Developed by JVC, VHS found itself going head-to-head with Sony's Betamax in the early days (the so-called "Format War") plus a number of less well-known formats. VHS was cheaper and offered longer recording times, but Betamax had better picture quality and more compact cartddges. In the end VHS won and became de facto standard worldwide.

VHS had drawbacks though, often suffering from poor picture quality and the inconvenience of having to rewind the tape when you had finished.. and if you've ever rented a movie to find that the previous user hadn't bothered then you'll know how frustrating THAT was.

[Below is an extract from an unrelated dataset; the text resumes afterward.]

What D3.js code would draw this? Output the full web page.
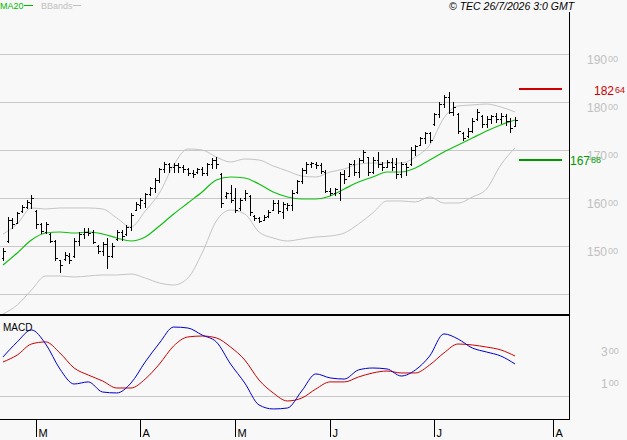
<!DOCTYPE html>
<html lang="en">
<head>
<meta charset="UTF-8">
<title>Index daily bars with MA20, Bollinger bands and MACD</title>
<script src="https://d3js.org/d3.v7.min.js"></script>
<style>
  body { margin: 0; background: #f8f8f8; }
  svg { display: block; font-family: "Liberation Sans", Arial, sans-serif; }
</style>
</head>
<body>
<div id="chart"></div>
<script>
// daily bars, 19 Feb .. 24 Jul
const highs = [14960,15610,15580,15710,15855,15960,16060,15750,15480,15500,
  15270,15125,14710,14875,14855,15165,15290,15375,15375,15335,
  15020,15085,15165,15060,15335,15335,15440,15690,15915,16000,
  16105,16230,16415,16625,16750,16730,16730,16730,16690,16625,
  16585,16625,16645,16730,16835,16855,16520,16125,16270,16210,
  16000,16165,16065,15645,15605,15645,15750,15960,15960,15915,
  15895,16165,16375,16625,16750,16750,16750,16730,16585,16210,
  16210,16540,16585,16730,16790,16835,17000,16855,16855,16960,
  16750,16790,16835,16835,16750,16730,17065,17105,17270,17375,
  17375,17770,18000,18145,18210,18000,17770,17375,17460,17665,
  17855,17730,17710,17730,17770,17770,17750,17665,17690];
const lows = [14710,15080,15375,15480,15710,15790,15790,15375,15270,15270,
  15080,14710,14460,14710,14645,14770,15020,15165,15230,15060,
  14855,14810,14540,14770,15125,15125,15230,15335,15750,15790,
  15815,16060,16125,16335,16540,16540,16540,16540,16540,16480,
  16440,16520,16480,16480,16625,16625,15815,16000,15915,15710,
  15750,15960,15645,15540,15500,15540,15605,15750,15690,15585,
  15750,15750,16105,16315,16520,16645,16625,16520,16125,16065,
  16065,15960,16315,16480,16480,16440,16750,16480,16520,16645,
  16585,16645,16585,16415,16440,16480,16690,16895,17105,17145,
  17165,17520,17690,17895,17770,17730,17355,17210,17270,17375,
  17625,17480,17480,17565,17585,17565,17520,17375,17520];
const opens = [14750,15100,15550,15480,15720,15820,15900,15720,15450,15300,
  15250,15100,14700,14720,14800,14800,15100,15250,15300,15300,
  15000,14900,15050,14800,15150,15300,15250,15400,15760,15850,
  15900,16080,16200,16380,16600,16700,16650,16680,16650,16600,
  16520,16550,16600,16520,16700,16800,16500,16050,16100,16000,
  15800,16000,16050,15620,15580,15550,15620,15760,15900,15700,
  15800,15850,16120,16350,16580,16700,16700,16680,16550,16150,
  16100,16100,16500,16450,16700,16550,16800,16850,16550,16800,
  16700,16650,16750,16700,16500,16700,16700,17000,17100,17250,
  17350,17550,17750,17950,18100,17800,17750,17350,17300,17400,
  17650,17700,17550,17650,17700,17650,17700,17600,17500];
const closes = [14900,15550,15450,15680,15820,15920,16000,15450,15320,15450,
  15100,14750,14600,14820,14700,15100,15250,15300,15280,15080,
  14900,15050,14800,15000,15300,15200,15400,15650,15880,15950,
  16080,16200,16380,16600,16700,16650,16680,16650,16600,16520,
  16500,16600,16520,16700,16800,16700,15900,16100,15950,15750,
  15950,16100,15700,15580,15520,15600,15700,15900,15720,15880,
  15850,16100,16350,16580,16700,16720,16680,16560,16150,16100,
  16180,16500,16400,16700,16550,16800,16950,16550,16800,16700,
  16650,16750,16650,16500,16700,16650,17000,17080,17250,17350,
  17200,17750,17950,18100,17800,17900,17400,17250,17400,17600,
  17800,17550,17650,17700,17650,17700,17600,17450,17620];

// indicators read every 3rd bar
const sampleStep = 3;
const ma20 = [14604,14854,15125,15271,15292,15271,15292,15250,15167,15104,
  15188,15417,15667,15896,16125,16375,16438,16417,16292,16125,
  16021,15979,15979,16042,16188,16333,16438,16542,16542,16625,
  16792,16958,17104,17250,17396,17521,17625];
const bbUpper = [15250,15458,15792,15771,15792,15792,15792,15771,15583,15396,
  15729,16104,16688,17021,17000,16854,16750,16813,16792,16667,
  16563,16458,16438,16542,16604,16708,16729,16729,16729,16854,
  17104,17667,17917,17938,17958,17896,17792];
const bbLower = [13583,13771,14083,14375,14375,14354,14375,14396,14396,14417,
  14333,14229,14188,14333,14854,15521,15750,15667,15292,15167,
  15104,15146,15188,15208,15271,15458,15688,15938,15938,15917,
  16021,15896,15896,16021,16188,16688,17042];
const macdLine = [244,338,413,325,169,75,88,25,19,81,
  213,331,431,425,381,338,200,81,-56,-81,
  -75,31,138,113,106,163,175,169,125,163,
  250,388,356,300,275,250,200];
const signalLine = [213,256,325,338,269,175,131,94,50,50,
  106,200,313,369,375,363,306,225,100,19,
  -31,-13,44,88,88,119,144,156,144,144,
  194,269,325,319,306,288,250];

const monthLabels = ["M", "A", "M", "J", "J", "A"];
const monthStartBars = [7, 29, 49, 69, 91, 116];
const priceGrid = [14000, 15000, 16000, 17000, 18000, 19000];
const priceLabels = [15000, 16000, 17000, 18000, 19000];
const macdLabels = [100, 300];
const resistance = 18264;
const support = 16788;

const width = 627, height = 440;
const plotRight = 569;

const svg = d3.select("#chart").append("svg")
    .attr("width", width)
    .attr("height", height);

const x = d3.scaleLinear().domain([0, highs.length - 1]).range([3, 515]);
const y = d3.scaleLinear().domain([14000, 19000]).range([294, 54]);
const ym = d3.scaleLinear().domain([0, 300]).range([396, 348]);

const px = v => Math.round(v) + 0.5;

// grid
svg.append("g").selectAll("line")
    .data(priceGrid)
    .enter().append("line")
    .attr("x1", 0).attr("x2", plotRight)
    .attr("y1", d => px(y(d))).attr("y2", d => px(y(d)))
    .attr("stroke", "#c8c8c8")
    .attr("shape-rendering", "crispEdges");

svg.append("line")
    .attr("x1", 0).attr("x2", plotRight)
    .attr("y1", px(ym(0))).attr("y2", px(ym(0)))
    .attr("stroke", "#c8c8c8")
    .attr("shape-rendering", "crispEdges");

// price labels: big part + small raised last two digits
function splitLabel(g, v, xPos, yTop, color) {
    const s = String(v);
    const t = g.append("text")
        .attr("x", xPos)
        .attr("y", yTop + 9)
        .attr("fill", color)
        .attr("font-size", 12);
    t.append("tspan").text(s.slice(0, -2));
    t.append("tspan")
        .attr("font-size", 9)
        .attr("dy", -2)
        .attr("dx", 1)
        .text(s.slice(-2));
}

const labels = svg.append("g");
priceLabels.forEach(v => splitLabel(labels, v, 587, y(v) + 1, "#c0c0c0"));
macdLabels.forEach(v => splitLabel(labels, v, 601, ym(v) - 1, "#c0c0c0"));
splitLabel(labels, resistance, 594, y(resistance) - 3, "#cc0000");
splitLabel(labels, support, 570, y(support) - 4, "#009900");

// support / resistance lines
svg.append("line")
    .attr("x1", 519).attr("x2", 562)
    .attr("y1", Math.round(y(resistance))).attr("y2", Math.round(y(resistance)))
    .attr("stroke", "#cc0000").attr("stroke-width", 2)
    .attr("shape-rendering", "crispEdges");
svg.append("line")
    .attr("x1", 519).attr("x2", 562)
    .attr("y1", Math.round(y(support))).attr("y2", Math.round(y(support)))
    .attr("stroke", "#009900").attr("stroke-width", 2)
    .attr("shape-rendering", "crispEdges");

// bollinger + ma
const lineOf = (scale) => d3.line()
    .x((d, k) => x(k * sampleStep))
    .y(d => scale(d))
    .curve(d3.curveMonotoneX);

svg.append("path").attr("d", lineOf(y)(bbUpper))
    .attr("fill", "none").attr("stroke", "#c4c4c4");
svg.append("path").attr("d", lineOf(y)(bbLower))
    .attr("fill", "none").attr("stroke", "#c4c4c4");
svg.append("path").attr("d", lineOf(y)(ma20))
    .attr("fill", "none").attr("stroke", "#10c010").attr("stroke-width", 1.2);

// OHLC bars
const bars = svg.append("g")
    .attr("stroke", "#000")
    .attr("shape-rendering", "crispEdges");
highs.forEach((h, i) => {
    const bx = px(x(i));
    bars.append("line")
        .attr("x1", bx).attr("x2", bx)
        .attr("y1", Math.round(y(h))).attr("y2", Math.round(y(lows[i])) + 1)
        .attr("stroke-width", 1.5);
    bars.append("line")
        .attr("x1", bx - 2).attr("x2", bx)
        .attr("y1", px(y(opens[i]))).attr("y2", px(y(opens[i])));
    bars.append("line")
        .attr("x1", bx).attr("x2", bx + 2)
        .attr("y1", px(y(closes[i]))).attr("y2", px(y(closes[i])));
});

// MACD
svg.append("path").attr("d", lineOf(ym)(signalLine))
    .attr("fill", "none").attr("stroke", "#cc0000");
svg.append("path").attr("d", lineOf(ym)(macdLine))
    .attr("fill", "none").attr("stroke", "#0000cc");

// frame
svg.append("line")
    .attr("x1", 0).attr("x2", plotRight + 1)
    .attr("y1", 315).attr("y2", 315)
    .attr("stroke", "#000").attr("stroke-width", 2)
    .attr("shape-rendering", "crispEdges");
svg.append("line")
    .attr("x1", 0).attr("x2", plotRight)
    .attr("y1", 419.5).attr("y2", 419.5)
    .attr("stroke", "#000")
    .attr("shape-rendering", "crispEdges");
svg.append("line")
    .attr("x1", plotRight + 0.5).attr("x2", plotRight + 0.5)
    .attr("y1", 12).attr("y2", 420)
    .attr("stroke", "#000")
    .attr("shape-rendering", "crispEdges");

// month ticks
const ticks = svg.append("g").selectAll("g")
    .data(monthStartBars)
    .enter().append("g")
    .attr("transform", d => "translate(" + px(x(d)) + ",0)");
ticks.append("line")
    .attr("y1", 420).attr("y2", 437)
    .attr("stroke", "#000")
    .attr("shape-rendering", "crispEdges");
ticks.append("text")
    .attr("x", 2).attr("y", 437)
    .attr("font-size", 11)
    .text((d, i) => monthLabels[i]);

// legend + captions
svg.append("text").attr("x", 0).attr("y", 9)
    .attr("font-size", 9).attr("fill", "#00bb00").text("MA20");
svg.append("line").attr("x1", 24).attr("x2", 33).attr("y1", 5.5).attr("y2", 5.5)
    .attr("stroke", "#00bb00");
svg.append("text").attr("x", 41).attr("y", 9)
    .attr("font-size", 9).attr("fill", "#c0c0c0").text("BBands");
svg.append("line").attr("x1", 73).attr("x2", 81).attr("y1", 5.5).attr("y2", 5.5)
    .attr("stroke", "#c0c0c0");
svg.append("text").attr("x", 449).attr("y", 10)
    .attr("font-size", 10.5).attr("font-style", "italic")
    .text("\u00a9 TEC 26/7/2026 3:0 GMT");
svg.append("text").attr("x", 3).attr("y", 331)
    .attr("font-size", 10).text("MACD");
</script>
</body>
</html>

The relative ease-of-use and cheapness of VHS meant that it remained popular until the later 1990s (with product continuing well into the 2000s), despite several attempts to popularise something better. In the end it took two devices, the DVD player and the DVR to finally kill off VHS. Today, even those devices are being threated by video-on-demand services such as Netflix and Amazon Prime.

Collection of VHS movies
Even in the 1980s one of the main shortcomings of VHS was clear - the size of the tapes. The plastic case that movies came in typically measures 202 x 125 x 30mm or so which is essentially the size of a hardback book. Tape for home recording were a little smaller, but still bulky. Ten movies on VHS would require about a foot of shelf space to store, so if you enjoyed such things then you could soon run into problems with actually finding somewhere to put them. A single DVD package took up just half the space, and for things such as TV box sets you could easily put several episodes on one disk and squeeze two disks in one box without making it bigger. Modern BluRay packing is smaller still. Even then, DVD and BluRay storage can be a pain which is probably one of the reasons that digital distribution is growing in popularity.

But what do you do with old VHS tapes? You can't even give them away these days, and they are generally not accepted for recycling, instead they are destined for landfill. Companies such as Terracycle in the UK offer paid solutions to recycle VHS tapes but the process is not cheap. In fact the whole issue is a nightmare for the environmentally conscious, but there are some more.. errr. creative solutions out there.